Directors’ views varied on the modality for enhancing the Fund’s role in systemic crisis events. A number of Directors saw merit in considering a mechanism or a structured approach that would allow the Board to activate a set of appropriate policy actions, including the provision of short-term liquidity, once a systemic event is identified. While many Directors saw room for adapting existing precautionary facilities for such purposes, a number supported, or were open to, creating a new short-term liquidity facility. In this context, Directors offered specific suggestions for consideration in further work. These include revisiting aspects of existing facilities such as prequalification criteria, access, conditionality, and exit strategies; and establishing a special Poverty Reduction and Growth Trust-type account to finance a new facility.

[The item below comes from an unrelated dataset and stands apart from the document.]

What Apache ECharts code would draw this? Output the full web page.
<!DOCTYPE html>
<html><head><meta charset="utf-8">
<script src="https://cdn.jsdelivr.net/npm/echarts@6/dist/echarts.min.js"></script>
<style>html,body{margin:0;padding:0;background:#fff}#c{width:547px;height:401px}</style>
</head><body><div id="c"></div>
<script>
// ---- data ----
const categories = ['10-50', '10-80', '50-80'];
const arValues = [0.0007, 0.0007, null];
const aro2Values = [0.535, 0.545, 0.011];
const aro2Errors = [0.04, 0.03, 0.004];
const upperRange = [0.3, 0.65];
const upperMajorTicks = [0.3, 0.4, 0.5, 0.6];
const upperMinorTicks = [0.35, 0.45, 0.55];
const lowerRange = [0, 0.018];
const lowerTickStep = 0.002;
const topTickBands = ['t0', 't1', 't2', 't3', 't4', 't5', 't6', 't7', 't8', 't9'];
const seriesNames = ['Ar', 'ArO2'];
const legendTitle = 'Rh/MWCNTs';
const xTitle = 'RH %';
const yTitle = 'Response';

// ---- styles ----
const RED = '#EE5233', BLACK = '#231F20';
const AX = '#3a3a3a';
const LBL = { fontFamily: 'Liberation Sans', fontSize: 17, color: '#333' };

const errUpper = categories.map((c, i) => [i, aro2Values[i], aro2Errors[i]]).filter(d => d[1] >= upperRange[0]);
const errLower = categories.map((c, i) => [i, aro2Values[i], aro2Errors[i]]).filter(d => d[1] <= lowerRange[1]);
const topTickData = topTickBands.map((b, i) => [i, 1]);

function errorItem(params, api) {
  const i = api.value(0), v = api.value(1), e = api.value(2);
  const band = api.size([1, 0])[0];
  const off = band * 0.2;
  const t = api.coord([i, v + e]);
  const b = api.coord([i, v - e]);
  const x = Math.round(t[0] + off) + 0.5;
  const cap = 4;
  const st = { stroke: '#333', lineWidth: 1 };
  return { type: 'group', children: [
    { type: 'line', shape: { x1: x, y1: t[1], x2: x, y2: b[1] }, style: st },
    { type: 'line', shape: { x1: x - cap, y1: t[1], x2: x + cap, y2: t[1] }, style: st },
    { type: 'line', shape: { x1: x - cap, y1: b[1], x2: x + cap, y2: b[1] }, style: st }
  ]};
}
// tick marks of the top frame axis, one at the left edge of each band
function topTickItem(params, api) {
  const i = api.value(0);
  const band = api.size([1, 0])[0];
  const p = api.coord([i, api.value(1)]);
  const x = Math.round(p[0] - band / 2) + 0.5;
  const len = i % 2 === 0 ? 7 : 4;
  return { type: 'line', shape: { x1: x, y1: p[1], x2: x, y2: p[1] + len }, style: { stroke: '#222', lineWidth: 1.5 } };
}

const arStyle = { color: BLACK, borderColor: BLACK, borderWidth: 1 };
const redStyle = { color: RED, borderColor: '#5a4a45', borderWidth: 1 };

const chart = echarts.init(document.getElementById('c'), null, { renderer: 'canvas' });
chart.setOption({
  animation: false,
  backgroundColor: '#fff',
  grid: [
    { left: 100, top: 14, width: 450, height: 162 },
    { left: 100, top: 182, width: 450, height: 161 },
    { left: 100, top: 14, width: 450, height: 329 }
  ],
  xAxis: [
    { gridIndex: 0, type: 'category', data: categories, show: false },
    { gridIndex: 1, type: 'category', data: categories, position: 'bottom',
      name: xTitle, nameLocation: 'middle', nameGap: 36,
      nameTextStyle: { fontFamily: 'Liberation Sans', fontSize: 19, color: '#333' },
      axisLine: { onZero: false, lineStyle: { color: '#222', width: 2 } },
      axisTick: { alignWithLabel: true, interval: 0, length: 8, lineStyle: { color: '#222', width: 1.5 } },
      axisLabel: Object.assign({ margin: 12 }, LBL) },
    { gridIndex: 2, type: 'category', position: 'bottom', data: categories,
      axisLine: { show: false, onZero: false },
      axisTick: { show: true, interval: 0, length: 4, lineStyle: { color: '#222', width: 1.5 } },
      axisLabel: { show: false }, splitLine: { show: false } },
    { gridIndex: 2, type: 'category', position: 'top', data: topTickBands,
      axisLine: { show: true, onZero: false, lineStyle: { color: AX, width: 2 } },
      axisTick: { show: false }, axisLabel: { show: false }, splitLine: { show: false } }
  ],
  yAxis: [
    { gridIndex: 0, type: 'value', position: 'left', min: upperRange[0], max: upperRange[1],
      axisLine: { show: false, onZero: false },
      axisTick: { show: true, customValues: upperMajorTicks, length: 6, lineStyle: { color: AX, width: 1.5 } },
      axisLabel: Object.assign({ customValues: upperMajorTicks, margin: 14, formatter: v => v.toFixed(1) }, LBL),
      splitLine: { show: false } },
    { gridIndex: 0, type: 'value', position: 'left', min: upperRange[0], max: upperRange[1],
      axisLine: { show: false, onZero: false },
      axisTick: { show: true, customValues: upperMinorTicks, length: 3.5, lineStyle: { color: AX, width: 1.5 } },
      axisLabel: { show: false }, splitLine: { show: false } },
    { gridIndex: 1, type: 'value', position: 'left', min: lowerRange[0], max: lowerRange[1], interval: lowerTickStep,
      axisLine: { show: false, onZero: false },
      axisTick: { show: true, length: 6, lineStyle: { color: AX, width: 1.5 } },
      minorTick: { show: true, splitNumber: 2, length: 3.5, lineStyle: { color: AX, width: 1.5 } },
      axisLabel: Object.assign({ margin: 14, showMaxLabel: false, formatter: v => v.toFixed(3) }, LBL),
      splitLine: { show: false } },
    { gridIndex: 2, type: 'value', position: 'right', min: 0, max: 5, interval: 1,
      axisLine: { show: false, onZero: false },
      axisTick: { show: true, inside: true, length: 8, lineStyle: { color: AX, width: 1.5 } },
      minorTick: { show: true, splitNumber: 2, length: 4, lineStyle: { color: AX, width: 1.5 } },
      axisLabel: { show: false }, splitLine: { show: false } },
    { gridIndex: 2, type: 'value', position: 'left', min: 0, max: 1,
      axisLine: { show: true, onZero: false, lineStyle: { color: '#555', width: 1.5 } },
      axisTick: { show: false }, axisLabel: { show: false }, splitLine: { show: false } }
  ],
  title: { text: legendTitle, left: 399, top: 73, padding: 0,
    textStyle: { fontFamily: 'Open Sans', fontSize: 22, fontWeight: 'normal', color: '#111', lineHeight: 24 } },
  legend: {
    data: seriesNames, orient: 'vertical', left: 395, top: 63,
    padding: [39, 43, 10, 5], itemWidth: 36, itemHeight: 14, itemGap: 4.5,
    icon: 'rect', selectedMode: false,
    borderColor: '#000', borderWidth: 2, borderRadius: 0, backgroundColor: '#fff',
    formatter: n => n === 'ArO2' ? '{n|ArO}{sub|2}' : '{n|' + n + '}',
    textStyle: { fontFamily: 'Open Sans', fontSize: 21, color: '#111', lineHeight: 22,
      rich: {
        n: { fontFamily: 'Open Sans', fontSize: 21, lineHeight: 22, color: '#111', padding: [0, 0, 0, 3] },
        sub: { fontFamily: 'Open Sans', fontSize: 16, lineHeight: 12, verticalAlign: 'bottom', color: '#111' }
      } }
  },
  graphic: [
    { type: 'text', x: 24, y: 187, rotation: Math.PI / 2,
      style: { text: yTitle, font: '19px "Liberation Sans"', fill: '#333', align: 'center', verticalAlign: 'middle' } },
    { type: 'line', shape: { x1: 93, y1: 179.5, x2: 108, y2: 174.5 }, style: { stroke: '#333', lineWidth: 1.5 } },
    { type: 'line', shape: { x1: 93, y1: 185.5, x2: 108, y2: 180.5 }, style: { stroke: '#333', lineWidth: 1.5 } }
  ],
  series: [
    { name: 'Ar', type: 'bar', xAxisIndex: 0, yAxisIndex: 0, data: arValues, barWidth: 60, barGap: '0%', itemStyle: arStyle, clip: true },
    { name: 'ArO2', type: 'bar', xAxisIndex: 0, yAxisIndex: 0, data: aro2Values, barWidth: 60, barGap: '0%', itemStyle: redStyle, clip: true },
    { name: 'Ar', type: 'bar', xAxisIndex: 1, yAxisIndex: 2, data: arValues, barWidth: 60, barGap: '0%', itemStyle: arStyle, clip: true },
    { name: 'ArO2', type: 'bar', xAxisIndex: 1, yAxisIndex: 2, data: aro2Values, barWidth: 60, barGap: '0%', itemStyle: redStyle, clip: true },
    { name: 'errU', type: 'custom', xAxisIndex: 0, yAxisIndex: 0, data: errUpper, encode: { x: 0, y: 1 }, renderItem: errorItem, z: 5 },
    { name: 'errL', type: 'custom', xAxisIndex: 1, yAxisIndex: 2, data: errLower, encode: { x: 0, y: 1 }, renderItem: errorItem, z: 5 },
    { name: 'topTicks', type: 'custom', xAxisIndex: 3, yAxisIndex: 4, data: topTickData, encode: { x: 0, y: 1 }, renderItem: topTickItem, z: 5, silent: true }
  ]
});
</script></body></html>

Directors stressed that any reforms to the Fund’s toolkit would have to embed safeguards to Fund resources and minimize moral hazard. They also emphasized the need to assess carefully resource implications of any new proposals. Some Directors considered it worthwhile to explore ways to mobilize resources for emergency provision of short-term liquidity; however, a few others expressed a preference to work within the existing resource envelope.
Directors underscored that strengthening the global financial safety net goes hand-in-hand with efforts to better identify the buildup of systemic risks and improve crisis prevention. This requires effective and even-handed bilateral and multilateral surveillance, sound macroeconomic policies, and strong regulatory frameworks—including for cross-border resolution—as well as adequate supervision of the financial sector. The effectiveness of the Fund’s role in systemic crises also depends on close coordination with central banks, regional institutions, and other relevant international bodies.